Now, we have the first term of the series as:
$a = \dfrac{3}{{100}}$
Now, we find the common ratio of the series by taking the ratio of the consecutive terms.
$r = \dfrac{{\dfrac{3}{{1000}}}}{{\dfrac{3}{{100}}}}$
$r = \dfrac{1}{{10}}$
Now, we have the first term and the common ratio of the obtained series, which are given below:
$a = \dfrac{3}{{100}}$and$r = \dfrac{1}{{10}}$
We now that the series in the Geometric Progression and the sum of infinite terms of the geometric series is given as:
${S_\infty } = \dfrac{a}{{1 - r}}$
Then the equation becomes:
\[1.2\bar 3 = 1.2 + \dfrac{a}{{1 - r}}\]
Substitute $\left( {\dfrac{3}{{100}}} \right)$for $a$and $\left( {\dfrac{1}{{10}}} \right)$ for $d$ into the above expression:
$1.2\bar 3 = 1.2 + \dfrac{{\left( {\dfrac{3}{{100}}} \right)}}{{1 - \left( {\dfrac{1}{{10}}} \right)}}$
Now, we simplify the expression to find the sum up to infinite terms:
$1.2\bar 3 = 1.2 + \dfrac{{\left( {\dfrac{3}{{100}}} \right)}}{{\left( {\dfrac{{10 - 1}}{{10}}} \right)}} = 1.2 + \dfrac{{\left( {\dfrac{3}{{100}}} \right)}}{{\left( {\dfrac{9}{{10}}} \right)}}$
$1.2\bar 3 = 1.2 + \left( {\dfrac{3}{{100}} \times \dfrac{{10}}{9}} \right) = 1.2 + \dfrac{1}{{30}}$
$1.2\bar 3 = \dfrac{{36 + 1}}{{30}}$
$1.2\bar 3 = \dfrac{{37}}{{30}}$

Hence, $1.2\bar 3$ can be expressed in $\dfrac{p}{q}$ form as $\dfrac{{37}}{{30}}$ using the Geometric Progression.

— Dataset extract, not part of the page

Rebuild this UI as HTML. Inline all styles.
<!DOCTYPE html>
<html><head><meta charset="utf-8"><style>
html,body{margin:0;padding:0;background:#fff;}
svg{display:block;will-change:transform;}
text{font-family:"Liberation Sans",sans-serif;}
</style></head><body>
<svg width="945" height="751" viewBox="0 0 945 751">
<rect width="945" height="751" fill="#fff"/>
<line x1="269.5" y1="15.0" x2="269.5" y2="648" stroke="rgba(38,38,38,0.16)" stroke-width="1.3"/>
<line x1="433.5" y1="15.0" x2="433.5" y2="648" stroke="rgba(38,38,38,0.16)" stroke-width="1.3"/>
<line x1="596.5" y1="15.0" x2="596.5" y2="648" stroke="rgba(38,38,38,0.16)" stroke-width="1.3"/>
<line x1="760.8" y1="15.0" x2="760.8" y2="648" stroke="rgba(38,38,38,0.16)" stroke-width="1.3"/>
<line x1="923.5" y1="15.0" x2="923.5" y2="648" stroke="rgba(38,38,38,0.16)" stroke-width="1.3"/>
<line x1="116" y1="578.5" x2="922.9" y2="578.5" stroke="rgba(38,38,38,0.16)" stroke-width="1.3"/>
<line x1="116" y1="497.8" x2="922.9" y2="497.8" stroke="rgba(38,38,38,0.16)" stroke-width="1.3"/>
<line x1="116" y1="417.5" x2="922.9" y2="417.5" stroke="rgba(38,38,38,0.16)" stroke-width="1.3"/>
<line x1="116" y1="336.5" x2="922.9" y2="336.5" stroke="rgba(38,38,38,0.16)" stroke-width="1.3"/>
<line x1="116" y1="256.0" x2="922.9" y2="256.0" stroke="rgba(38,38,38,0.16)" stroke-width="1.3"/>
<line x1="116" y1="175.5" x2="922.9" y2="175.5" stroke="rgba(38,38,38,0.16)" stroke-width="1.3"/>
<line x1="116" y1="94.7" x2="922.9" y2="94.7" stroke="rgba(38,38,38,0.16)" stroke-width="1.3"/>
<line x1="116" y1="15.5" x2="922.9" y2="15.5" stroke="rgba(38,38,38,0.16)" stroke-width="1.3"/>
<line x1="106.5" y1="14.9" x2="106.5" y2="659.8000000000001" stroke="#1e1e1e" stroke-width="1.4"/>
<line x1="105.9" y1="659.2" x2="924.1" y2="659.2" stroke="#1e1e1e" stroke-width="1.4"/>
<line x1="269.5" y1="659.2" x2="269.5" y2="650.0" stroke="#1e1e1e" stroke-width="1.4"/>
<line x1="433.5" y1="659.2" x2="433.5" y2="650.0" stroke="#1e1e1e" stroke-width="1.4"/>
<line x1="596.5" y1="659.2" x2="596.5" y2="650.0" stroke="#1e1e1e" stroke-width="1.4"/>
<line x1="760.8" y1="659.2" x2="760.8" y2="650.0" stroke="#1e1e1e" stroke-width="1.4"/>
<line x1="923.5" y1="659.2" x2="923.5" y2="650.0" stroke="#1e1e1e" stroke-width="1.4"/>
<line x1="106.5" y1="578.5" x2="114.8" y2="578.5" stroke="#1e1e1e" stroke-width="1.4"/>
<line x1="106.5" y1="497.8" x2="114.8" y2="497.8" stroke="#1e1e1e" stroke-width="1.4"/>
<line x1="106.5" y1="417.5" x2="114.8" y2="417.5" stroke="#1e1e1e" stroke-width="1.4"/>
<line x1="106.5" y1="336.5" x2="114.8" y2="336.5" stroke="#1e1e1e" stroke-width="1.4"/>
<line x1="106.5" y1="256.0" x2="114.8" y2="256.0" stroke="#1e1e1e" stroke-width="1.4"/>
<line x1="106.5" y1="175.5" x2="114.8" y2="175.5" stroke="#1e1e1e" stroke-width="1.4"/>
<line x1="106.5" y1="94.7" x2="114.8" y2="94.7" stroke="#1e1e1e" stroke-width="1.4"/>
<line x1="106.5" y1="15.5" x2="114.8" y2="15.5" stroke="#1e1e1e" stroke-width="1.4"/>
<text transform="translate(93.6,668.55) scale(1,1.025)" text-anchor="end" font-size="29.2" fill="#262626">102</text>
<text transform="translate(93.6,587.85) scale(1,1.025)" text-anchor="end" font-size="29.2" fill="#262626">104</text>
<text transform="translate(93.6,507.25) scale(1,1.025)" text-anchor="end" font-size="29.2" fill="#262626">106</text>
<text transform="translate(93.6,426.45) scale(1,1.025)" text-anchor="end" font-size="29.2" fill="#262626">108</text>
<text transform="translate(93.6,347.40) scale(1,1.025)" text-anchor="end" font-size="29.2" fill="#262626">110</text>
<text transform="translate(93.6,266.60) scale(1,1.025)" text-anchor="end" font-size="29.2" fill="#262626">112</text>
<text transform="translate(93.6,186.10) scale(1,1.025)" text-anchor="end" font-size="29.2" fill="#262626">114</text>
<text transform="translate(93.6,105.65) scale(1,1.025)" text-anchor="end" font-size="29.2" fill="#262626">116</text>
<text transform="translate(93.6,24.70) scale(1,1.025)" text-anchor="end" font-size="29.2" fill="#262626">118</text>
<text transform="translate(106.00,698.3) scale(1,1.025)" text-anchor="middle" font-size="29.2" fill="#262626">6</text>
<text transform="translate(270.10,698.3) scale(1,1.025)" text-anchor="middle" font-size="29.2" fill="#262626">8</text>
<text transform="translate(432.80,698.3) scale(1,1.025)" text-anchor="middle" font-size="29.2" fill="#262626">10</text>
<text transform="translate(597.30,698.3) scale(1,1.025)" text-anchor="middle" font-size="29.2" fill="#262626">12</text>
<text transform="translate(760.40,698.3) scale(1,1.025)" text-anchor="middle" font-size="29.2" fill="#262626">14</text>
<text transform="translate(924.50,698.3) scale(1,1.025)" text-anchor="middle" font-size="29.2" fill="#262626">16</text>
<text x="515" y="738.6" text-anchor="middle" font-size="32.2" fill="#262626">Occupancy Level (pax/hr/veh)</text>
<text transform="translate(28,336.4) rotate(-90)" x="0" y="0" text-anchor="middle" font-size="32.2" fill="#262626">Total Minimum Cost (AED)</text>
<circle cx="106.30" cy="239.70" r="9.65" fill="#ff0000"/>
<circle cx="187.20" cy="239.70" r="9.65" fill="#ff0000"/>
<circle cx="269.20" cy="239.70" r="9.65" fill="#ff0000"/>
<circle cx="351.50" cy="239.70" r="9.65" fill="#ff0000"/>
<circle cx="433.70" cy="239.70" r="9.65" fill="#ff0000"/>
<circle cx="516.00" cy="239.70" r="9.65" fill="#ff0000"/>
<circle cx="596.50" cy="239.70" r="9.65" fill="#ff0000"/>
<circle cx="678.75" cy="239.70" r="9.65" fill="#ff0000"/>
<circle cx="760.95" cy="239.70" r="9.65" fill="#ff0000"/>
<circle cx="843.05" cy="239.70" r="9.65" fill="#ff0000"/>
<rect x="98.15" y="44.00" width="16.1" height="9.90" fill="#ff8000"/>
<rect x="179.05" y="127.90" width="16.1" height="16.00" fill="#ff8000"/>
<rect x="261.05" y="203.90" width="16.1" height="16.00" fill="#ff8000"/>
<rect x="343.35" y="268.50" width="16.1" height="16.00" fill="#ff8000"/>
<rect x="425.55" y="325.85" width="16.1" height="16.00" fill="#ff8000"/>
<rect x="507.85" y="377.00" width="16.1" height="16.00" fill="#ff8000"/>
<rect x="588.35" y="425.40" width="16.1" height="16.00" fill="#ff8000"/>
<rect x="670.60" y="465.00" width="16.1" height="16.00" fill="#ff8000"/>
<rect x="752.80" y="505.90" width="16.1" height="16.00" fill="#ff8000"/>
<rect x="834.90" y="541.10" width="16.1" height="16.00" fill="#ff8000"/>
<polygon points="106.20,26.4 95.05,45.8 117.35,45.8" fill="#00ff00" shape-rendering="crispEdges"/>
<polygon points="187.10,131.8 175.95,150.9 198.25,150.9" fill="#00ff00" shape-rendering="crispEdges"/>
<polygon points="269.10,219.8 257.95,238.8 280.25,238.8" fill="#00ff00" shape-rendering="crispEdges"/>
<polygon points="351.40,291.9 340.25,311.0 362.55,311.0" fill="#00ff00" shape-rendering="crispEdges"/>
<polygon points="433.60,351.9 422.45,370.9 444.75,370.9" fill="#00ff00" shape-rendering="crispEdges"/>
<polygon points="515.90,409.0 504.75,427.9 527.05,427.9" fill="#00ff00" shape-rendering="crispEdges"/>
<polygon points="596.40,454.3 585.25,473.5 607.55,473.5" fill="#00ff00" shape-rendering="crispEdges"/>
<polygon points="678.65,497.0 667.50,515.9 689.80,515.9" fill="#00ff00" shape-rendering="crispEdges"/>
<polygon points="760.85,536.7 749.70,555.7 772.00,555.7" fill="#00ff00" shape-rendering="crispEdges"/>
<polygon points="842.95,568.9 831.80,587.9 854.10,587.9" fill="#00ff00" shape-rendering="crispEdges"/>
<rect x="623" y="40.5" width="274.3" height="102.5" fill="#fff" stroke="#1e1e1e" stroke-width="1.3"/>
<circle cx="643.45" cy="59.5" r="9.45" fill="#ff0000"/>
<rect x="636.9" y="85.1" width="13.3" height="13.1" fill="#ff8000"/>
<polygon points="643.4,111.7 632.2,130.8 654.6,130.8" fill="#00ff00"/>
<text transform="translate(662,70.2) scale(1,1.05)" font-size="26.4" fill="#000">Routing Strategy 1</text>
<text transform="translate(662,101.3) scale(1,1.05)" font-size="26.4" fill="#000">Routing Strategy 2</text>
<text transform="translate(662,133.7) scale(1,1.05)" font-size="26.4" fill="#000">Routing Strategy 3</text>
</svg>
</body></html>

Note: In the second part of the problem,$1.2\bar 3$. When we express it in the expanded form it contains the term$1.2$in the summation but this is not taken as the part of the geometric series.
\[1.2\bar 3 = 1.2 + \dfrac{3}{{100}} + \dfrac{3}{{1000}} + \dfrac{3}{{10000}} \cdot \cdot \cdot \cdot \cdot \]
Here, \[\left( {\dfrac{3}{{100}} + \dfrac{3}{{1000}} + \dfrac{3}{{10000}} \cdot \cdot \cdot \cdot \cdot } \right)\]is in geometric progression, because the ratio of each consecutive term is same.